== Information supplied ==
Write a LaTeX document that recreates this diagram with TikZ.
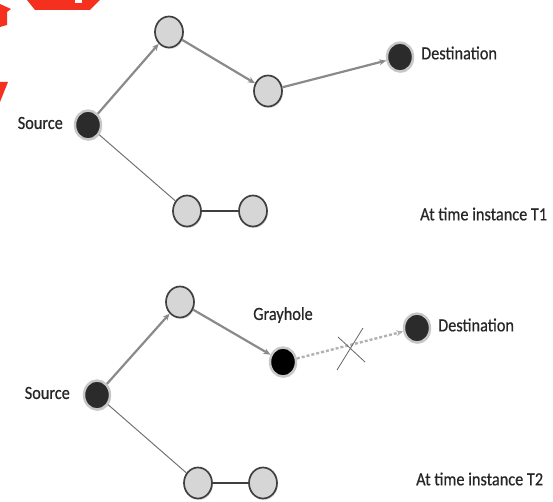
\documentclass[tikz,border=0pt]{standalone}
\usepackage{fontspec}
\setmainfont{Carlito}[FakeStretch=0.88, FakeBold=0.6]
\usetikzlibrary{arrows.meta,shapes.geometric,shadows}
\definecolor{lightnode}{HTML}{D6D6D6}
\definecolor{darknode}{HTML}{2B2B2B}
\definecolor{edgegray}{HTML}{8A8A8A}
\definecolor{redmark}{HTML}{F5301E}
\tikzset{
  lnode/.style={ellipse, minimum width=28pt, minimum height=31pt, inner sep=0pt, fill=lightnode, draw=black!75, line width=1.7pt,
     drop shadow={shadow xshift=1pt, shadow yshift=-1.5pt, opacity=0.25}},
  dnode/.style={ellipse, minimum width=26pt, minimum height=29pt, inner sep=0pt, fill=darknode, draw=black!22, line width=2.4pt,
     drop shadow={shadow xshift=1pt, shadow yshift=-1.5pt, opacity=0.25}},
  bnode/.style={dnode, fill=black},
  lbl/.style={font=\fontsize{18.5}{20}\selectfont, text=black!85, inner sep=0pt},
  arr/.style={draw=edgegray, line width=2.2pt, -{Stealth[length=7pt,width=6pt]}},
  thin/.style={draw=black!55, line width=1pt},
  link/.style={draw=black!75, line width=1.6pt},
  broken/.style={draw=black!30, line width=2.4pt, dash pattern=on 3pt off 2pt, -{Stealth[length=7pt,width=6pt]}},
  cross/.style={draw=black!60, line width=0.8pt},
}
\begin{document}
\begin{tikzpicture}[x=1pt,y=-1pt]
\useasboundingbox (0,0) rectangle (553,502);
% red fragments in the corner
\fill[redmark] (27,0) -- (100,0) -- (90,10) -- (35,10) -- cycle;
\fill[white] (75,0) rectangle (82,3);
\fill[redmark] (0,4) -- (11,9) -- (7,12) -- (7,25) -- (0,27) -- cycle;
\fill[redmark] (0,82) -- (8,82) -- (0,102) -- cycle;

% ---------- T1 ----------
\node[dnode] (s1) at (88,125) {};
\node[lnode] (a1) at (169,32) {};
\node[lnode] (b1) at (268,91) {};
\node[dnode] (d1) at (400,57) {};
\node[lnode] (c1) at (187,211) {};
\node[lnode] (e1) at (253,211) {};
\node[lbl, anchor=east] (ls1) at (63,123) {Source};
\node[lbl, anchor=west] (ld1) at (421,53) {Destination};
\node[lbl, anchor=west] (t1) at (420,214) {At time instance T1};
\draw[arr] (s1) -- (a1);
\draw[arr] (a1) -- (b1);
\draw[arr] (b1) -- (d1);
\draw[thin] (s1) -- (c1);
\draw[link] (c1) -- (e1);

% ---------- T2 ----------
\node[dnode] (s2) at (97,395) {};
\node[lnode] (a2) at (180,302) {};
\node[bnode] (g2) at (283,362) {};
\node[dnode] (d2) at (417,328) {};
\node[lnode] (c2) at (198,483) {};
\node[lnode] (e2) at (263,483) {};
\node[lbl, anchor=east] (ls2) at (70,393) {Source};
\node[lbl] (lg2) at (283,315) {Grayhole};
\node[lbl, anchor=west] (ld2) at (438,325) {Destination};
\node[lbl, anchor=west] (t2) at (416,479) {At time instance T2};
\draw[arr] (s2) -- (a2);
\draw[arr] (a2) -- (g2);
\draw[broken] (g2) -- (d2);
\draw[thin] (s2) -- (c2);
\draw[link] (c2) -- (e2);
\coordinate (x1) at (337,370);
\coordinate (x2) at (363,328);
\coordinate (x3) at (338,337);
\coordinate (x4) at (365,362);
\draw[cross] (x1) -- (x2);
\draw[cross] (x3) -- (x4);
\end{tikzpicture}
\end{document}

== Aim ==
Using the material above, set down every line exactly, but skip the pictures.

== Output for this exercise ==
Write a LaTeX document that recreates this diagram with TikZ.
\documentclass[tikz,border=0pt]{standalone}
\usepackage{fontspec}
\setmainfont{Carlito}[FakeStretch=0.88, FakeBold=0.6]
\usetikzlibrary{arrows.meta,shapes.geometric,shadows}
\definecolor{lightnode}{HTML}{D6D6D6}
\definecolor{darknode}{HTML}{2B2B2B}
\definecolor{edgegray}{HTML}{8A8A8A}
\definecolor{redmark}{HTML}{F5301E}
\tikzset{
  lnode/.style={ellipse, minimum width=28pt, minimum height=31pt, inner sep=0pt, fill=lightnode, draw=black!75, line width=1.7pt,
     drop shadow={shadow xshift=1pt, shadow yshift=-1.5pt, opacity=0.25}},
  dnode/.style={ellipse, minimum width=26pt, minimum height=29pt, inner sep=0pt, fill=darknode, draw=black!22, line width=2.4pt,
     drop shadow={shadow xshift=1pt, shadow yshift=-1.5pt, opacity=0.25}},
  bnode/.style={dnode, fill=black},
  lbl/.style={font=\fontsize{18.5}{20}\selectfont, text=black!85, inner sep=0pt},
  arr/.style={draw=edgegray, line width=2.2pt, -{Stealth[length=7pt,width=6pt]}},
  thin/.style={draw=black!55, line width=1pt},
  link/.style={draw=black!75, line width=1.6pt},
  broken/.style={draw=black!30, line width=2.4pt, dash pattern=on 3pt off 2pt, -{Stealth[length=7pt,width=6pt]}},
  cross/.style={draw=black!60, line width=0.8pt},
}
\begin{document}
\begin{tikzpicture}[x=1pt,y=-1pt]
\useasboundingbox (0,0) rectangle (553,502);
% red fragments in the corner
\fill[redmark] (27,0) -- (100,0) -- (90,10) -- (35,10) -- cycle;
\fill[white] (75,0) rectangle (82,3);
\fill[redmark] (0,4) -- (11,9) -- (7,12) -- (7,25) -- (0,27) -- cycle;
\fill[redmark] (0,82) -- (8,82) -- (0,102) -- cycle;

% ---------- T1 ----------
\node[dnode] (s1) at (88,125) {};
\node[lnode] (a1) at (169,32) {};
\node[lnode] (b1) at (268,91) {};
\node[dnode] (d1) at (400,57) {};
\node[lnode] (c1) at (187,211) {};
\node[lnode] (e1) at (253,211) {};
\node[lbl, anchor=east] (ls1) at (63,123) {Source};
\node[lbl, anchor=west] (ld1) at (421,53) {Destination};
\node[lbl, anchor=west] (t1) at (420,214) {At time instance T1};
\draw[arr] (s1) -- (a1);
\draw[arr] (a1) -- (b1);
\draw[arr] (b1) -- (d1);
\draw[thin] (s1) -- (c1);
\draw[link] (c1) -- (e1);

% ---------- T2 ----------
\node[dnode] (s2) at (97,395) {};
\node[lnode] (a2) at (180,302) {};
\node[bnode] (g2) at (283,362) {};
\node[dnode] (d2) at (417,328) {};
\node[lnode] (c2) at (198,483) {};
\node[lnode] (e2) at (263,483) {};
\node[lbl, anchor=east] (ls2) at (70,393) {Source};
\node[lbl] (lg2) at (283,315) {Grayhole};
\node[lbl, anchor=west] (ld2) at (438,325) {Destination};
\node[lbl, anchor=west] (t2) at (416,479) {At time instance T2};
\draw[arr] (s2) -- (a2);
\draw[arr] (a2) -- (g2);
\draw[broken] (g2) -- (d2);
\draw[thin] (s2) -- (c2);
\draw[link] (c2) -- (e2);
\coordinate (x1) at (337,370);
\coordinate (x2) at (363,328);
\coordinate (x3) at (338,337);
\coordinate (x4) at (365,362);
\draw[cross] (x1) -- (x2);
\draw[cross] (x3) -- (x4);
\end{tikzpicture}
\end{document}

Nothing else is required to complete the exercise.